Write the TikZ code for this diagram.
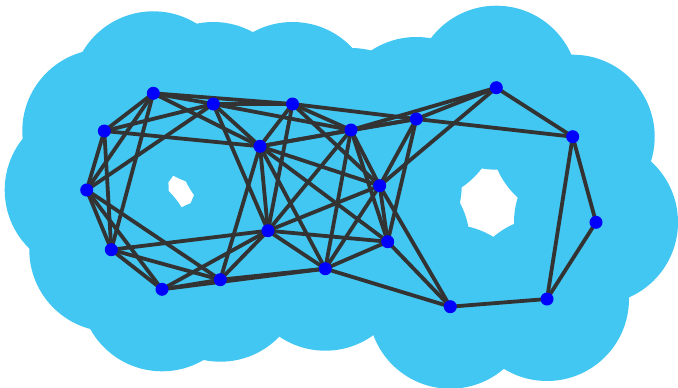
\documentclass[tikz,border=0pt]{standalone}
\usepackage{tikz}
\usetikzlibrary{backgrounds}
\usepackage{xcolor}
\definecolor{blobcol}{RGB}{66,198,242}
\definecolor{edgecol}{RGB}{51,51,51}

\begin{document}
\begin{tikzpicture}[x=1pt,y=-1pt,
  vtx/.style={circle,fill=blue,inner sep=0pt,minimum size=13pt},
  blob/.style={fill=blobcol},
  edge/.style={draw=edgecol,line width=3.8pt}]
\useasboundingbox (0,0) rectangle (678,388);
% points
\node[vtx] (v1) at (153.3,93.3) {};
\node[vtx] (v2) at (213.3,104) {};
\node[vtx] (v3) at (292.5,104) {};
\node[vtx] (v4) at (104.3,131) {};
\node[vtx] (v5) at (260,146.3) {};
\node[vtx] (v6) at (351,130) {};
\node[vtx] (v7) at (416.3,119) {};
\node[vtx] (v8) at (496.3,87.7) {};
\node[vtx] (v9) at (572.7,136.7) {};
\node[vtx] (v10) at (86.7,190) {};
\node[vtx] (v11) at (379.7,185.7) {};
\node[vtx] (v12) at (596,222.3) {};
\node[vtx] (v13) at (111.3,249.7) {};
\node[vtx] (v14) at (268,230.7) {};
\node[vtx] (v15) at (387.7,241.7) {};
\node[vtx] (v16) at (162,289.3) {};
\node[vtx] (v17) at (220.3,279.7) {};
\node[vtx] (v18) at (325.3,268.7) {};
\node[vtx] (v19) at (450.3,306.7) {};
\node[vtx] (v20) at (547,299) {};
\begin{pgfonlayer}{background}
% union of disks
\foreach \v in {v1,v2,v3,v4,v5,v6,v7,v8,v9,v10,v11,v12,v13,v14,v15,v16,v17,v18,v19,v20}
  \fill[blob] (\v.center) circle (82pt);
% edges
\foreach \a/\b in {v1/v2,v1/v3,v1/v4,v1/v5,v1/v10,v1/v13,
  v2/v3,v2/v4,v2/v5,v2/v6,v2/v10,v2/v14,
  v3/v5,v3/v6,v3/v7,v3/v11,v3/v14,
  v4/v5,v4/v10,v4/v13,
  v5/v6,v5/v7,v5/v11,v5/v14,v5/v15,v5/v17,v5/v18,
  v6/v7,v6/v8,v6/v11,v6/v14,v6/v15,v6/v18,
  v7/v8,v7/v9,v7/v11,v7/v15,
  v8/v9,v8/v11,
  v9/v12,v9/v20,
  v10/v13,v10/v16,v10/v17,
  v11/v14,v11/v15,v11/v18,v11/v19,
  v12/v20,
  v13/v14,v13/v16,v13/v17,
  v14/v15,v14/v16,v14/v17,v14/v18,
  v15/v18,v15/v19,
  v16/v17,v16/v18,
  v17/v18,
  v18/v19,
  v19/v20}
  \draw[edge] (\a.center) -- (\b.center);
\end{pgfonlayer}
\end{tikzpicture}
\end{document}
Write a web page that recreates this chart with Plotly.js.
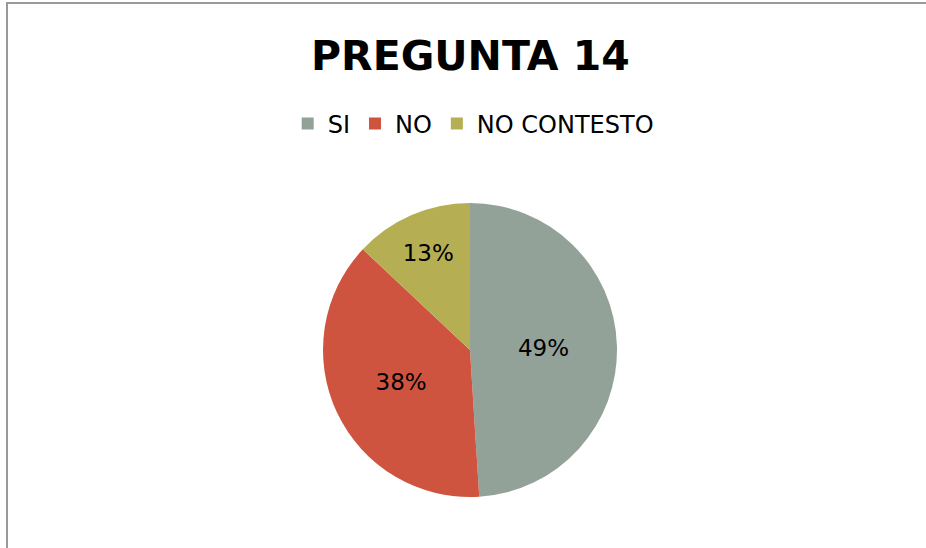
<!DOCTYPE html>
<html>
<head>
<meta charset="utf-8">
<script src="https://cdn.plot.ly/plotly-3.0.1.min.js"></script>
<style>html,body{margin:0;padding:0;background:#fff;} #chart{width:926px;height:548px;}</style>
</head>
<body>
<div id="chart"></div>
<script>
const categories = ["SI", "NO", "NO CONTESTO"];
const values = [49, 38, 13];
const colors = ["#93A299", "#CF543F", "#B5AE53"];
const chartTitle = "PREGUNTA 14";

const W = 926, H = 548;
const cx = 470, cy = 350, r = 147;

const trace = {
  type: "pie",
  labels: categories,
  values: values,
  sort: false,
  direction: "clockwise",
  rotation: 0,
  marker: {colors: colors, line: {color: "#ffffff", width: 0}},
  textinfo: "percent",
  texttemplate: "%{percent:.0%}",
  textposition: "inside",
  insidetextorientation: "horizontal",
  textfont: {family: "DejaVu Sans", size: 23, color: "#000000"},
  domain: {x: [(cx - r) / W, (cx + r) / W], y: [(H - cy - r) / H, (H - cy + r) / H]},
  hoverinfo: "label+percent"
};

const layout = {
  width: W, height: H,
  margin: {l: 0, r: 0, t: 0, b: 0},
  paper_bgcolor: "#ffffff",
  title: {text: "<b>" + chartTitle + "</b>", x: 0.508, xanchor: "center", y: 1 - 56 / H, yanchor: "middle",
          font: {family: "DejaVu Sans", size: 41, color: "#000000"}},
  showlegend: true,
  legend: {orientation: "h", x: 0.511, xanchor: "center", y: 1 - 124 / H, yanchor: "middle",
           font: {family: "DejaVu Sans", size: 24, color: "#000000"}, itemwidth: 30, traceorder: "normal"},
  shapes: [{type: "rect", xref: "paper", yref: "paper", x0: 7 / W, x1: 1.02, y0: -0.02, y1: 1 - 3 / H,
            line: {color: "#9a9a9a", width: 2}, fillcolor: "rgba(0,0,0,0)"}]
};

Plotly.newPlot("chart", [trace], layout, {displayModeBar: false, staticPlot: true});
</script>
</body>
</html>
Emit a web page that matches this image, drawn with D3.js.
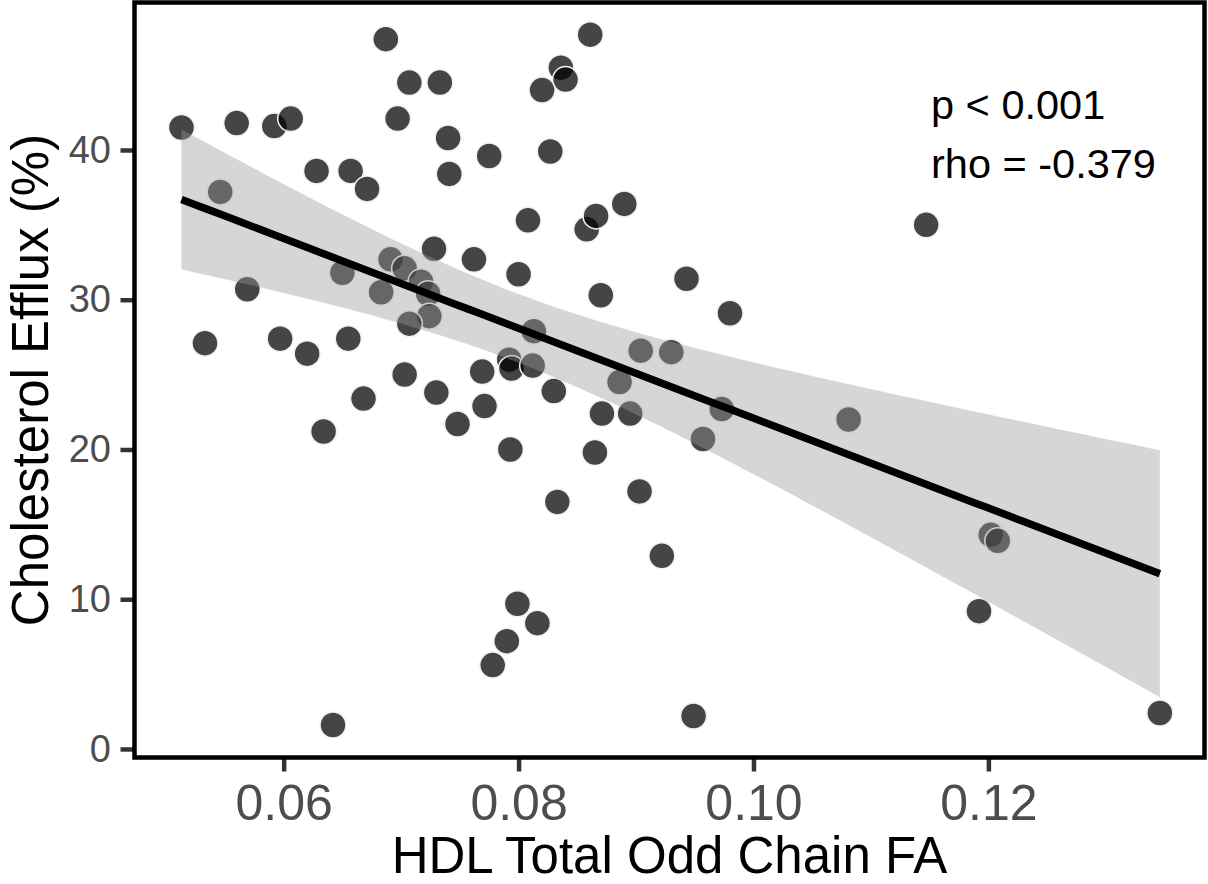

=== Stated goal ===
Restate each line of the records exactly; pictures do not belong in the copy.

=== Correct response ===
Write the TikZ code for this diagram.
\documentclass[tikz,border=0pt]{standalone}
\usepackage{tikz}
\usetikzlibrary{backgrounds}
\usepackage{xcolor}
\definecolor{blobcol}{RGB}{66,198,242}
\definecolor{edgecol}{RGB}{51,51,51}

\begin{document}
\begin{tikzpicture}[x=1pt,y=-1pt,
  vtx/.style={circle,fill=blue,inner sep=0pt,minimum size=13pt},
  blob/.style={fill=blobcol},
  edge/.style={draw=edgecol,line width=3.8pt}]
\useasboundingbox (0,0) rectangle (678,388);
% points
\node[vtx] (v1) at (153.3,93.3) {};
\node[vtx] (v2) at (213.3,104) {};
\node[vtx] (v3) at (292.5,104) {};
\node[vtx] (v4) at (104.3,131) {};
\node[vtx] (v5) at (260,146.3) {};
\node[vtx] (v6) at (351,130) {};
\node[vtx] (v7) at (416.3,119) {};
\node[vtx] (v8) at (496.3,87.7) {};
\node[vtx] (v9) at (572.7,136.7) {};
\node[vtx] (v10) at (86.7,190) {};
\node[vtx] (v11) at (379.7,185.7) {};
\node[vtx] (v12) at (596,222.3) {};
\node[vtx] (v13) at (111.3,249.7) {};
\node[vtx] (v14) at (268,230.7) {};
\node[vtx] (v15) at (387.7,241.7) {};
\node[vtx] (v16) at (162,289.3) {};
\node[vtx] (v17) at (220.3,279.7) {};
\node[vtx] (v18) at (325.3,268.7) {};
\node[vtx] (v19) at (450.3,306.7) {};
\node[vtx] (v20) at (547,299) {};
\begin{pgfonlayer}{background}
% union of disks
\foreach \v in {v1,v2,v3,v4,v5,v6,v7,v8,v9,v10,v11,v12,v13,v14,v15,v16,v17,v18,v19,v20}
  \fill[blob] (\v.center) circle (82pt);
% edges
\foreach \a/\b in {v1/v2,v1/v3,v1/v4,v1/v5,v1/v10,v1/v13,
  v2/v3,v2/v4,v2/v5,v2/v6,v2/v10,v2/v14,
  v3/v5,v3/v6,v3/v7,v3/v11,v3/v14,
  v4/v5,v4/v10,v4/v13,
  v5/v6,v5/v7,v5/v11,v5/v14,v5/v15,v5/v17,v5/v18,
  v6/v7,v6/v8,v6/v11,v6/v14,v6/v15,v6/v18,
  v7/v8,v7/v9,v7/v11,v7/v15,
  v8/v9,v8/v11,
  v9/v12,v9/v20,
  v10/v13,v10/v16,v10/v17,
  v11/v14,v11/v15,v11/v18,v11/v19,
  v12/v20,
  v13/v14,v13/v16,v13/v17,
  v14/v15,v14/v16,v14/v17,v14/v18,
  v15/v18,v15/v19,
  v16/v17,v16/v18,
  v17/v18,
  v18/v19,
  v19/v20}
  \draw[edge] (\a.center) -- (\b.center);
\end{pgfonlayer}
\end{tikzpicture}
\end{document}
Write a web page that recreates this chart with Plotly.js.
<!DOCTYPE html>
<html>
<head>
<meta charset="utf-8">
<script src="https://cdn.plot.ly/plotly-3.0.1.min.js"></script>
<style>html,body{margin:0;padding:0;background:#fff;} #chart{width:926px;height:548px;}</style>
</head>
<body>
<div id="chart"></div>
<script>
const categories = ["SI", "NO", "NO CONTESTO"];
const values = [49, 38, 13];
const colors = ["#93A299", "#CF543F", "#B5AE53"];
const chartTitle = "PREGUNTA 14";

const W = 926, H = 548;
const cx = 470, cy = 350, r = 147;

const trace = {
  type: "pie",
  labels: categories,
  values: values,
  sort: false,
  direction: "clockwise",
  rotation: 0,
  marker: {colors: colors, line: {color: "#ffffff", width: 0}},
  textinfo: "percent",
  texttemplate: "%{percent:.0%}",
  textposition: "inside",
  insidetextorientation: "horizontal",
  textfont: {family: "DejaVu Sans", size: 23, color: "#000000"},
  domain: {x: [(cx - r) / W, (cx + r) / W], y: [(H - cy - r) / H, (H - cy + r) / H]},
  hoverinfo: "label+percent"
};

const layout = {
  width: W, height: H,
  margin: {l: 0, r: 0, t: 0, b: 0},
  paper_bgcolor: "#ffffff",
  title: {text: "<b>" + chartTitle + "</b>", x: 0.508, xanchor: "center", y: 1 - 56 / H, yanchor: "middle",
          font: {family: "DejaVu Sans", size: 41, color: "#000000"}},
  showlegend: true,
  legend: {orientation: "h", x: 0.511, xanchor: "center", y: 1 - 124 / H, yanchor: "middle",
           font: {family: "DejaVu Sans", size: 24, color: "#000000"}, itemwidth: 30, traceorder: "normal"},
  shapes: [{type: "rect", xref: "paper", yref: "paper", x0: 7 / W, x1: 1.02, y0: -0.02, y1: 1 - 3 / H,
            line: {color: "#9a9a9a", width: 2}, fillcolor: "rgba(0,0,0,0)"}]
};

Plotly.newPlot("chart", [trace], layout, {displayModeBar: false, staticPlot: true});
</script>
</body>
</html>
Emit a web page that matches this image, drawn with D3.js.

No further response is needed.